HHHMMMM ! AND, these horrific monuments to Nikon's early poor early engineering/marketing decisions go for how much now ?
Version 1:
The photographed accompanying "M-B" adapter is further testimony as to how truly egregious the basic design of the first embodiment was. One horrific limitation is the fact that once a lens is set up for pictures with a polarizing filter and the preset mechanism is engaged, the action of the preset causes a consequent and erroneous rotation of the axis of polarization, often defeating the purpose of the polarizer. The "M-B" adapter (which often jams in place) anchors the polarizer filter to a non rotating member of the lens body, rendering the polarizer usable.
Version 2:
The very next version of this lens (serial numbers 171513 up) was as elegant as its predecessor was clumsy. Of course it was much more ruggedly designed and it had an amazing cunningly designed exposure mechanically compensated aperture mechanism. A less than completely understood set of facts relates to the variability of what an "F stop" really is at very close focusing distances or high reproduction ratios. A lens's stated F stop is typically calculated at infinity and where the the lens has its closest approach to the film plane. This more than adequate for the vast majority of photographic situations where a lens is made to move only slightly further away from the film plane resulting in only a slight negative adjustment to exposure calculations. However, recall that this lens was intended for and employed in reproduction ratios up to 1:1 . Also recall that this lens preceded TTL metering or behind the lens metering systems, which changed this whole game. At 1:2 the lens is physically twice as far away from the film plane as when focussed at infinity. At these distances the usable physical F stop deviates significantly from the theoretical calculated F stop measured at infinity. A convenient pedagogical way to look at it is that when the lens is twice as far from the film plane as it is for infinity, the focussed image has to cover four times the surface area at the film plane (even though we only employ the central 1/4th) so one of the costs of a `1:2 reproduction ratio is 2 F stops in image brightness. Inserting the "M" ring to go to 1:1 costs another two F stops, a very serious set of exposure adjustments.

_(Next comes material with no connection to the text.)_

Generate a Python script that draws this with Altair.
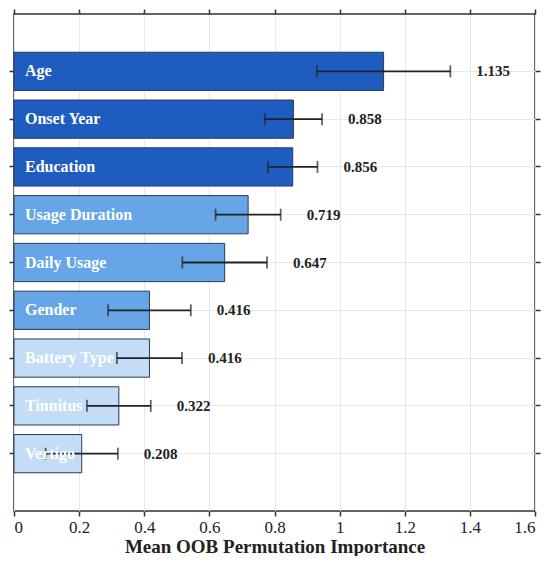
import altair as alt
import pandas as pd

features = ["Age", "Onset Year", "Education", "Usage Duration", "Daily Usage",
            "Gender", "Battery Type", "Tinnitus", "Vertigo"]
importance = [1.135, 0.858, 0.856, 0.719, 0.647, 0.416, 0.416, 0.322, 0.208]
error = [0.205, 0.088, 0.076, 0.100, 0.130, 0.127, 0.100, 0.098, 0.111]
tier = ["high", "high", "high", "mid", "mid", "mid", "low", "low", "low"]
value_labels = ["1.135", "0.858", "0.856", "0.719", "0.647", "0.416", "0.416", "0.322", "0.208"]
x_ticks = [0, 0.2, 0.4, 0.6, 0.8, 1.0, 1.2, 1.4, 1.6]

df = pd.DataFrame({
    "feature": features,
    "importance": importance,
    "err": error,
    "tier": tier,
    "label": value_labels,
})

FONT = "Liberation Serif"
x_scale = alt.Scale(domain=[0, 1.6], nice=False, zero=True)
y_scale = alt.Scale(domain=features, paddingInner=0.2, paddingOuter=0.8)

base = alt.Chart(df).transform_calculate(
    lo="datum.importance - datum.err",
    hi="datum.importance + datum.err",
    zero="0",
)

bars = base.mark_bar(stroke="#2d3b52", strokeWidth=1).encode(
    x=alt.X("importance:Q", scale=x_scale,
            axis=alt.Axis(values=x_ticks, format="~g", title="Mean OOB Permutation Importance",
                          orient="bottom", grid=True, gridColor="#e8e8e8", gridWidth=1,
                          domain=False, ticks=True, tickSize=5, tickColor="#333333", tickWidth=1.5,
                          labelFont=FONT, labelFontSize=17, labelColor="#222222", labelPadding=3,
                          titleFont=FONT, titleFontSize=19, titleFontWeight="bold",
                          titleColor="#222222", titlePadding=2)),
    y=alt.Y("feature:N", scale=y_scale, sort=features,
            axis=alt.Axis(title=None, labels=False, orient="left", grid=True, gridColor="#e8e8e8",
                          bandPosition=0.5, domain=False, ticks=True, tickSize=5,
                          tickColor="#333333", tickWidth=1.5)),
    color=alt.Color("tier:N", scale=alt.Scale(domain=["high", "mid", "low"],
                                              range=["#1f5cbf", "#66a6e6", "#c2ddf5"]),
                    legend=None),
)

rules = base.mark_rule(color="#222222", strokeWidth=1.8).encode(
    x=alt.X("lo:Q", scale=x_scale, axis=None),
    x2="hi:Q",
    y=alt.Y("feature:N", scale=y_scale, sort=features, axis=None),
)

caps_lo = base.mark_tick(color="#222222", thickness=1.8, size=12).encode(
    x=alt.X("lo:Q", scale=x_scale, axis=None),
    y=alt.Y("feature:N", scale=y_scale, sort=features, axis=None),
)
caps_hi = base.mark_tick(color="#222222", thickness=1.8, size=12).encode(
    x=alt.X("hi:Q", scale=x_scale, axis=None),
    y=alt.Y("feature:N", scale=y_scale, sort=features, axis=None),
)

names = base.mark_text(align="left", baseline="middle", dx=11, font=FONT, fontSize=16,
                       fontWeight="bold", color="white").encode(
    x=alt.X("zero:Q", scale=x_scale, axis=None),
    y=alt.Y("feature:N", scale=y_scale, sort=features, axis=None),
    text="feature:N",
)

values = base.mark_text(align="left", baseline="middle", dx=26, font=FONT, fontSize=15,
                        fontWeight="bold", color="#222222").encode(
    x=alt.X("hi:Q", scale=x_scale,
            axis=alt.Axis(values=x_ticks, orient="top", labels=False, title=None, grid=False,
                          domain=False, ticks=True, tickSize=5, tickColor="#333333", tickWidth=1.5)),
    y=alt.Y("feature:N", scale=y_scale, sort=features,
            axis=alt.Axis(orient="right", labels=False, title=None, grid=False, bandPosition=0.5,
                          domain=False, ticks=True, tickSize=5, tickColor="#333333", tickWidth=1.5)),
    text="label:N",
)

chart = alt.layer(bars, rules, caps_lo, caps_hi, names, values).resolve_axis(
    x="independent", y="independent"
).properties(
    width=521, height=497,
    padding={"left": 0, "top": 0, "right": 0, "bottom": 0},
).configure_view(stroke="#333333", strokeWidth=1.5)

chart.save("out.html", embed_options={"renderer": "svg", "actions": False})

The mechanical elegance of the design, and it is so marked on the lens barrel, is that so long as the user has stopped the lens down to an appropriately small value or beyond (high F stop number) the lens will compensate during exposure for the mathematical adjustment.
The third version of this lens (2nd of this physical embodiment serial numbers 211001 through 273153), with the compensating aperture, had a black enamel painted rather than silver (frosted chrome) front barrel and the aperture ring went from smooth ridged to a scalloped type.
Version 4 of this lens appeared with onset serial number 600001 and was distinguished by being, along with the 135mm F2.8, one of the very first physical lens bodies that sported the first generation RIFR (Rubber [hard rubber] Insert Focus Ring). Production of this variation ended in May of 1973 with serial number 729138 and the advent of availability of Nikon's version of Multi-Coating or NIC (Nikon Integrated Coat)which was the beginning of a set of evolutionary steps in lens coating technology.
Version 5, serial numbers 730001 through 811928, incorporated a more advanced version of NIC and the smooth ribbed aperture ring evolved to a scalloped version.
Version 6 beginning with SN 850001, eliminated the side engraving scales for reproduction ratios in favor of equivalent and easier to employ information presented on the distance/focus ring. The suggested extension ring that coordinates with the engraved scales is the PK-3.
Version 7: The last non floating element version begins with 940001 and is the AI version.